West Virginia routinely conducts "updates" of previous audits to report on the agency's response to our recommendations.  Our sunset law was amended several years ago to mandate an update process.  We report to the Legislature whether an agency is in compliance, non-compliance, or planned compliance with each recommendation.  During an update we also have authority under the sunset law to do "further inquiry" if there is a need.  In other words, we can look at other areas in addition to the issues we are updating.

 



Sylvia Hensley, California

At the California Bureau of State Audits, we have a process for determining and tracking an auditee's progress in implementing our recommendations. Attached to the final audit report we send to the auditee is a letter requesting that the auditee report to us at 60-days, six months, and one year on its efforts to implement our recommendations.  We request that the auditee's response include a timetable for implementing our recommendations; the name of the person or persons who will be responsible for implementation; and the rules, memoranda, and other relevant materials that document the implementation of the recommendations or the steps taken to rectify those problems discussed in our report.

The project manager and the team lead are responsible for reviewing the response information the auditee provides.  This information is then used to determine the need for a follow-up review by the state auditor or, in some cases, the need for a committee hearing. The project manager and team lead are also responsible for evaluating and summarizing the auditee's progress in implementing our recommendations for the annual report we provide to the relevant legislative policy committees and the budget subcommittees at the beginning of both the legislative year and the budget cycle to facilitate legislative oversight of audited agencies.

 



Mike Paoni, Illinois

We follow up on all the recommendations made in our performance audits as part of our annual compliance examinations of each state agency.
 

Joel Alter, Minnesota

Our office has used sort of an ad hoc approach, rather than a rigid schedule, to follow up on the recommendations of past reports.  In 2005 (when the Legislature was approving biennial budgets for agencies), we put together one-page “impact updates” for legislators on selected past reports.  In these updates, we briefly summarized (1) problems our office identified in the original reports, (2) changes implemented since the reports were issued (either by the Legislature or the affected agencies), and (3) remaining issues that required legislative attention.  These updates were based on limited research by our staff (contacts with agencies, reviews of legislation, etc.), and we did not always have the time to verify the claims or data that agencies presented to us.  We distributed these impact updates to key committees that oversee the programs we had examined.  We also distributed a packet of these updates to our audit commission and to legislative committees that were considering our own budget.  Thus, these updates helped promote accountability and continued action regarding the programs we had examined, but they also helped demonstrate to legislators the impacts of our reports.

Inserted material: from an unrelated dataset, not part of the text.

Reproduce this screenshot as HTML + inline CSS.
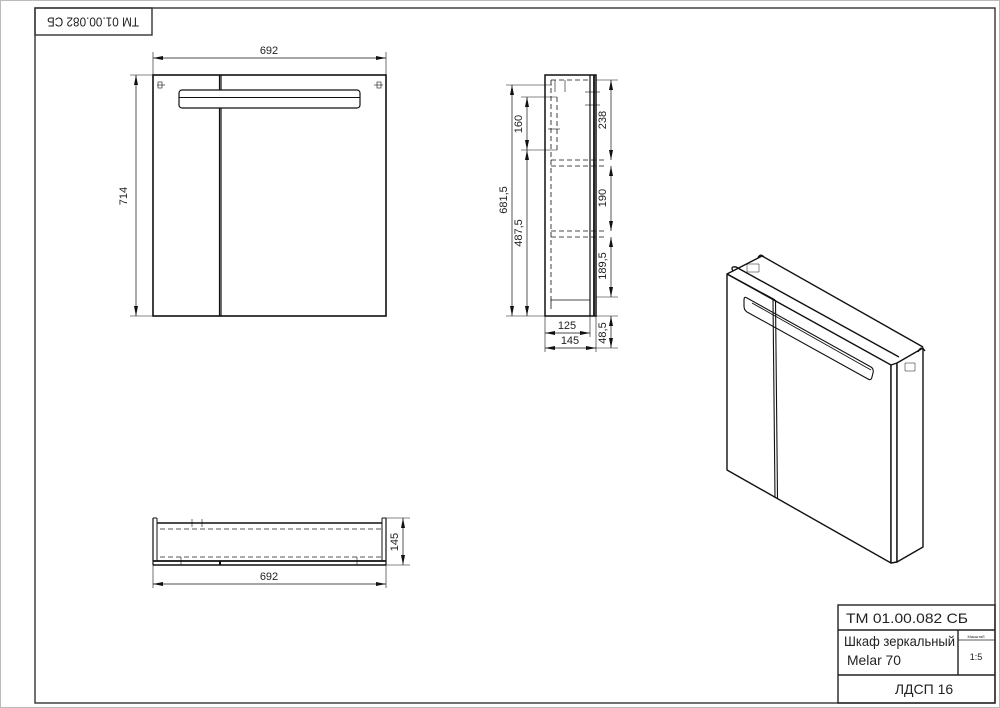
<!DOCTYPE html>
<html><head><meta charset="utf-8"><style>
html,body{margin:0;padding:0;background:#fff;}
svg{display:block;}
text{font-family:"Liberation Sans","DejaVu Sans",sans-serif;fill:#222;}
</style></head><body>
<svg width="1000" height="708" viewBox="0 0 1000 708" xmlns="http://www.w3.org/2000/svg">
<defs>
<marker id="a" viewBox="0 0 10 4" refX="10" refY="2" markerWidth="10" markerHeight="4" markerUnits="userSpaceOnUse" orient="auto-start-reverse"><path d="M0,0 L10,2 L0,4 Z" fill="#111"/></marker>
</defs>
<rect x="0.5" y="0.5" width="999" height="707" fill="#fff" stroke="#bbb"/>
<rect x="35" y="8" width="960" height="695" fill="none" stroke="#333" stroke-width="1.4"/>
<rect x="35" y="8" width="117" height="27" fill="none" stroke="#333" stroke-width="1.4"/>
<text x="93" y="21" font-size="13" text-anchor="middle" dominant-baseline="middle" textLength="92" lengthAdjust="spacingAndGlyphs" transform="rotate(180 93 21)">ТМ 01.00.082 СБ</text>

<g stroke="#111" fill="none">
<rect x="153" y="75" width="233" height="241" stroke-width="1.6"/>
<line x1="219.5" y1="75" x2="219.5" y2="316" stroke-width="1.2"/>
<line x1="221" y1="75" x2="221" y2="316" stroke-width="1.2"/>
<rect x="179" y="90" width="181" height="18" rx="3" fill="#fff" stroke-width="1.2"/>
<line x1="179" y1="97.5" x2="360" y2="97.5" stroke-width="0.9"/>
<g stroke-width="0.6"><rect x="158" y="82" width="4" height="6"/><line x1="157" y1="85" x2="165" y2="85"/><rect x="377" y="82" width="4" height="6"/><line x1="374" y1="85" x2="383" y2="85"/></g>
<g stroke-width="0.6">
<line x1="153" y1="52" x2="153" y2="75"/><line x1="386" y1="52" x2="386" y2="75"/>
<line x1="130" y1="75" x2="153" y2="75"/><line x1="130" y1="316" x2="153" y2="316"/>
</g>

<rect x="545" y="75" width="51" height="241" stroke-width="1.5"/>
<line x1="590" y1="75" x2="590" y2="316" stroke-width="1.2"/>
<line x1="594" y1="75" x2="594" y2="316" stroke-width="1.8"/>
<g stroke-width="0.8" stroke-dasharray="5,3">
<line x1="551" y1="80" x2="551" y2="310"/>
<line x1="551" y1="80" x2="590" y2="80"/>
<line x1="551" y1="160" x2="605" y2="160"/><line x1="551" y1="166" x2="605" y2="166"/>
<line x1="551" y1="231" x2="605" y2="231"/><line x1="551" y1="237" x2="605" y2="237"/>
<line x1="557" y1="97" x2="557" y2="150"/>
</g>
<polyline points="551,304 551,300 590,300" stroke-width="0.8"/>
<g stroke-width="0.6">
<line x1="555" y1="80" x2="555" y2="92"/><line x1="565" y1="80" x2="565" y2="92"/>
<line x1="585" y1="92" x2="600" y2="92"/><line x1="585" y1="105" x2="600" y2="105"/>
<line x1="548" y1="129" x2="560" y2="129"/>
<line x1="506" y1="85" x2="552" y2="85"/><line x1="506" y1="316" x2="545" y2="316"/>
<line x1="521" y1="97" x2="557" y2="97"/><line x1="521" y1="150" x2="557" y2="150"/>
<line x1="596" y1="80" x2="618" y2="80"/>
<line x1="596" y1="297" x2="618" y2="297"/><line x1="596" y1="316" x2="618" y2="316"/><line x1="596" y1="348" x2="618" y2="348"/>
<line x1="545" y1="316" x2="545" y2="352"/><line x1="590" y1="316" x2="590" y2="337"/><line x1="596" y1="316" x2="596" y2="352"/>
</g>

<line x1="153" y1="518" x2="153" y2="565" stroke-width="1.2"/><line x1="386" y1="518" x2="386" y2="565" stroke-width="1.2"/>
<line x1="157" y1="518" x2="157" y2="561" stroke-width="1"/><line x1="382" y1="518" x2="382" y2="561" stroke-width="1"/>
<line x1="153" y1="518" x2="157" y2="518"/><line x1="382" y1="518" x2="386" y2="518"/>
<line x1="157" y1="523" x2="382" y2="523" stroke-width="1.6"/>
<line x1="160" y1="529" x2="382" y2="529" stroke-width="0.9" stroke-dasharray="5,3" stroke="#555"/>
<line x1="160" y1="557" x2="382" y2="557" stroke-width="0.9" stroke-dasharray="5,3" stroke="#555"/>
<line x1="153" y1="561" x2="386" y2="561" stroke-width="1.8"/>
<line x1="153" y1="565" x2="386" y2="565" stroke-width="1.4"/>
<g stroke-width="0.6">
<line x1="192" y1="519" x2="192" y2="527"/><line x1="202" y1="519" x2="202" y2="527"/>
<line x1="181" y1="557" x2="181" y2="565"/><line x1="357" y1="557" x2="357" y2="565"/>
<line x1="386" y1="518" x2="410" y2="518"/><line x1="386" y1="565" x2="410" y2="565"/>
<line x1="153" y1="565" x2="153" y2="588"/><line x1="386" y1="565" x2="386" y2="588"/>
</g>
<line x1="220" y1="561" x2="220" y2="565" stroke-width="2"/>

<g stroke-width="0.7" marker-start="url(#a)" marker-end="url(#a)">
<line x1="153" y1="58" x2="386" y2="58"/>
<line x1="136" y1="75" x2="136" y2="316"/>
<line x1="512" y1="85" x2="512" y2="316"/>
<line x1="527" y1="97" x2="527" y2="150"/>
<line x1="527" y1="150" x2="527" y2="316"/>
<line x1="611" y1="80" x2="611" y2="160"/>
<line x1="611" y1="166" x2="611" y2="231"/>
<line x1="611" y1="237" x2="611" y2="297"/>
<line x1="611" y1="316" x2="611" y2="348"/>
<line x1="545" y1="333" x2="590" y2="333"/>
<line x1="545" y1="348" x2="596" y2="348"/>
<line x1="403" y1="518" x2="403" y2="565"/>
<line x1="153" y1="584" x2="386" y2="584"/>
</g>

<g stroke-width="1.4" stroke-linejoin="round">
<polygon points="727,274 891,365 891,563 727,470" fill="#fff"/>
<polygon points="891,365 897,363 897,562 891,563" fill="#fff"/>
<polygon points="897,363 923,348 923,547 897,562" fill="#fff"/>
<polyline points="727,274 762,256 923,347"/>
<path d="M733,271 Q730,266 736,267 L899,357"/>
<path d="M758,258 Q760,253 764,257"/><path d="M918,352 Q921,345 925,351"/>
<line x1="773" y1="300" x2="775" y2="498" stroke-width="1.1"/><line x1="775.5" y1="300" x2="777.5" y2="498" stroke-width="1.1"/>
<polyline points="727,274 775,300"/>
<path d="M747,298 L871,367 Q874,369 873,373 L872,377 Q871,381 868,379 L747,312 Q744,310 744,306 L744,300 Q744,296 747,298 Z" stroke-width="1.1"/>
<line x1="752" y1="303" x2="871" y2="370" stroke-width="0.9"/>
<rect x="747" y="264" width="12" height="8" stroke-width="0.5"/>
<rect x="905" y="363" width="10" height="8" stroke-width="0.5"/>
</g>

<g stroke="#222" stroke-width="1.4">
<rect x="838" y="605" width="157" height="98"/>
<line x1="838" y1="630" x2="995" y2="630"/>
<line x1="838" y1="675" x2="995" y2="675"/>
<line x1="958" y1="630" x2="958" y2="675"/>
<line x1="958" y1="640" x2="995" y2="640" stroke-width="0.8"/>
</g>
</g>

<g font-size="11">
<text x="269" y="54" text-anchor="middle">692</text>
<text x="127" y="196" text-anchor="middle" transform="rotate(-90 127 196)">714</text>
<text x="507" y="200" text-anchor="middle" transform="rotate(-90 507 200)">681,5</text>
<text x="522" y="233" text-anchor="middle" transform="rotate(-90 522 233)">487,5</text>
<text x="522" y="124" text-anchor="middle" transform="rotate(-90 522 124)">160</text>
<text x="606" y="120" text-anchor="middle" transform="rotate(-90 606 120)">238</text>
<text x="606" y="198" text-anchor="middle" transform="rotate(-90 606 198)">190</text>
<text x="606" y="266" text-anchor="middle" transform="rotate(-90 606 266)">189,5</text>
<text x="606" y="333" text-anchor="middle" transform="rotate(-90 606 333)">48,5</text>
<text x="567" y="329" text-anchor="middle">125</text>
<text x="570" y="344" text-anchor="middle">145</text>
<text x="398" y="542" text-anchor="middle" transform="rotate(-90 398 542)">145</text>
<text x="269" y="580" text-anchor="middle">692</text>
</g>
<text x="846" y="623" font-size="14" textLength="122" lengthAdjust="spacingAndGlyphs">ТМ 01.00.082 СБ</text>
<text x="844" y="646" font-size="14" textLength="111" lengthAdjust="spacingAndGlyphs">Шкаф зеркальный</text>
<text x="847" y="665" font-size="14" textLength="54" lengthAdjust="spacingAndGlyphs">Melar 70</text>
<text x="976" y="638" font-size="4" text-anchor="middle">Масштаб</text>
<text x="976" y="660" font-size="9" text-anchor="middle">1:5</text>
<text x="924" y="694" font-size="14" text-anchor="middle">ЛДСП 16</text>
</svg>
</body></html>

Over the years, our office has resisted the urge to keep “checklists” of recommendations we’ve made, or to compute the percentages of our recommendations that have been implemented.  We recognize that some recommendations in reports are more important than others, and we prefer to keep legislators focused on the “big picture” regarding the performance of an agency or program.

Occasionally, we ask agencies to provide us with written summaries of how they have responded to the recommendations in previous reports.  And, occasionally, we have initiated follow-up evaluations of programs we’ve previously reviewed.  But, if follow-ups would require significant time by our staff, we would probably seek approval of a “new” evaluation by our audit commission before proceeding.